Thursday, September 08, 2011

Bungalow of the Mind



Was it the late night hamburger and french fries at Noah's Ark on Grand Street? The two glasses of wine prior to that at the Embodied Light exhibition opening at the Educational Alliance? The frenzied, hour-long exercise-fest at the JCC?  The trip to Lincoln Center earlier to scout out a location for the September 18th Shofar FlashMob? Work-related emails that were read and responded to starting at 11 p.m.?

Or was it the driving, incessant rain that turned the Hudson River red, flooded roads, wrecked my hair as I dashed to meetings and parties and soaked my sneakers as I dragged Alfie and Nala outside on walks? Locally, the rain is but a mild manifestation of the wrathful weather experienced by neighboring states and communities; still, it serves to literally wash away memories of the summer that was, the long, sun-soaked days, the view from the porch of my bungalow,  Shabbat walks along quiet roads, peaceful floating in Walton Lake, the skunks, deer and raccoons, a season that played hard to get and then refused to linger.

Perhaps it is the cumulative stress from the dozens of hours I spent in my car over the past week, sitting in weather and weekend-related traffic; perhaps it is dismay relating to plans that were ruined. Maybe it has to do with a grander and sadder matter relating to the weather...the awareness that Planet Earth is showing signs of Post Traumatic Stress from the abuse she has suffered at humankind's hand.
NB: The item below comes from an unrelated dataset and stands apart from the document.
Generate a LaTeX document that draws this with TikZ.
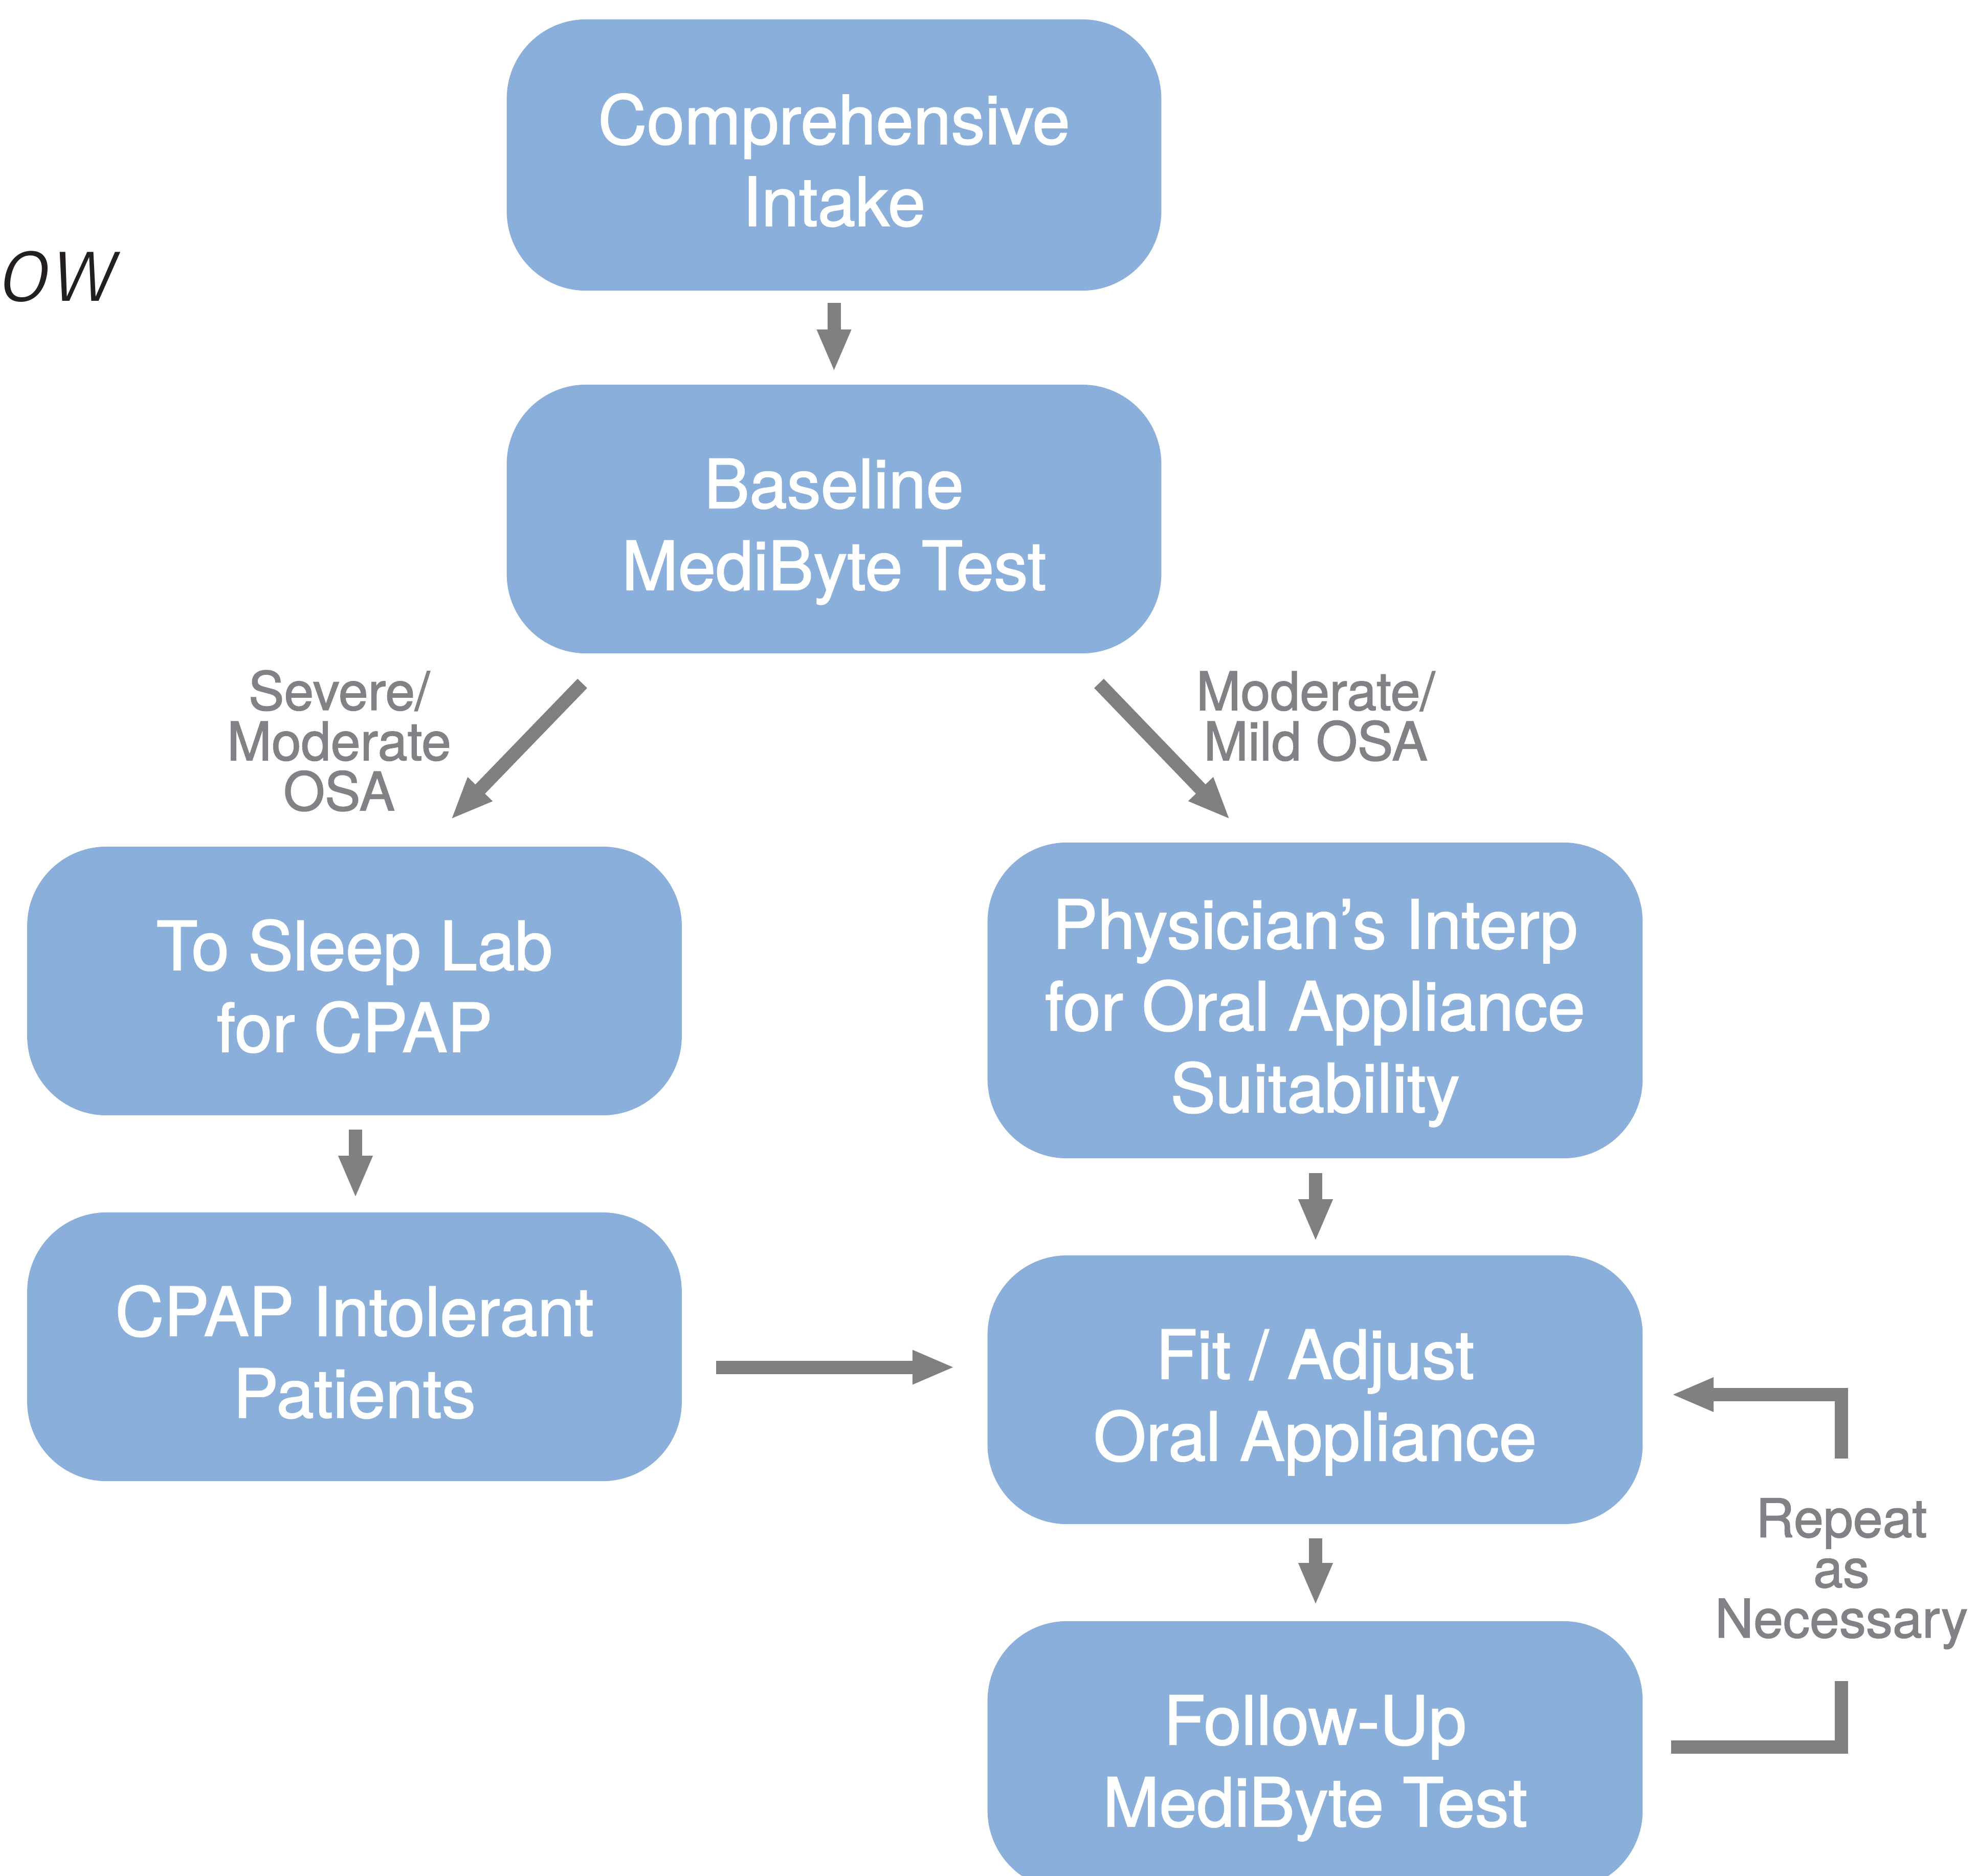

It could be a million things and it probably is. On Monday morning we packed up our belongings and moved back to Manhattan. There were many events over the weekend, a visit from my sister, a wedding, celebratory dinners, hours lost in rural New Jersey, a trip to Connecticut, just on the border of Massachusetts. I am surely sleep-deprived. I could be eating better. I could be drinking less.

And then, spread out like a canopy that all but blocks our view of the sky, is the impending anniversary of September 11, 2001 in New York City. Normally drawn to the maudlin and melancholy, I find myself unable to tune in to anything commemorative so I tune out. Emotionally, that is. I show up at the events and the exhibition openings. I even contribute my memories and thoughts. I listen and applaud. I nod. I look like I am paying attention.

But I am not here now. I am a million miles away. I am in a place that is eternal summer. I am elsewhere, residing in a bungalow of the mind.